The government has taken a strong interest in Yandex’s search results. Andrei Soldatov, co-author of The Red Web, told Vice News in 2017 that “the Kremlin has tried to influence what appears on Yandex’s front page since the war with Georgia in 2008.”
This interference from government forces increased this month, as the Federal Security Service demanded the firm hand over encryption keys. Yandex refused, with the backing of government officials like the deputy prime minister. But campaigners warn that companies aren’t allowed to reveal their levels of state co-operation, and the bigger story is unlikely to end with this tussle.
“The security services want more levers of control, and Yandex is going to be saddled with more obligations,” Sarkis Darbinyan, legal officer for digital rights NGO Roskomsvoboda, told the Christian Science Monitor.
Russia largely plays second fiddle to the United States and China in the growing artificial intelligence race, but Yandex’s success could change the conversation.
Yandex Goes for Gold in the AV Race
American media coverage has largely focused on domestic breakthroughs in the race, but this is an international industry.
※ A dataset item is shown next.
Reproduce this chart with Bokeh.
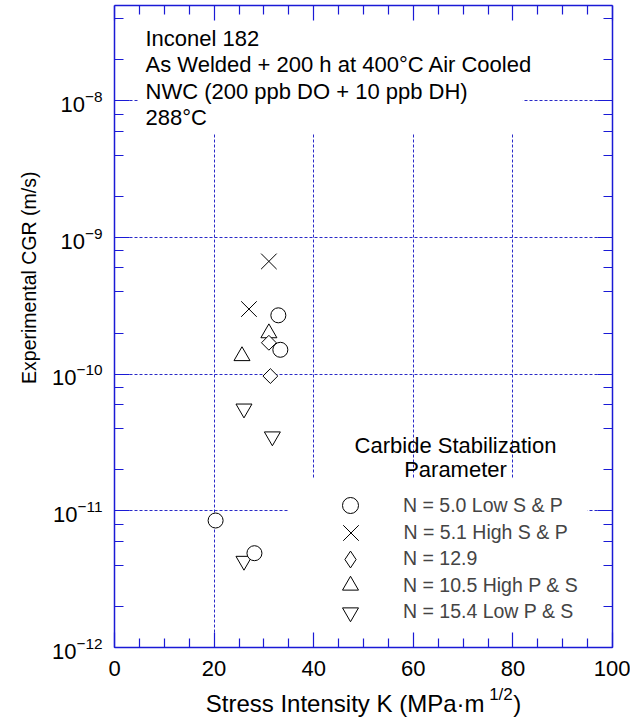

China’s Didi Chuxing has claimed it too could become a frontrunner, leveraging its 550 million users to collect data. Oxbotica has demonstrated a fleet of grocery-delivering vans in the United Kingdom. Even on Yandex’s home turf of Russia, Cognitive Pilot is working on its own setup.
Although Waymo touts custom-built sensors and Tesla is working on a self-designed computer, Polishchuk argues that the world’s teams are largely competing on an equal playing field. On the computer side, for example, it’s possible for a group to use any overpowered off-the-shelf PC if they really need the extra force. The big decider will be sheer programming ability, something you can’t get just from having access to an exotic manufacturing facility.
“The competition in self driving technology will be not in sensors, it will be all about the algorithms,” Polishchuk says. “It will be all about how you operate the data.”
Polishchuk says the firm is “considering” a U.S. expansion, but no decision has been made about the location or size of the fleet. As the world waits to fine-tune their algorithms, a previously-unknown challenger could leap ahead.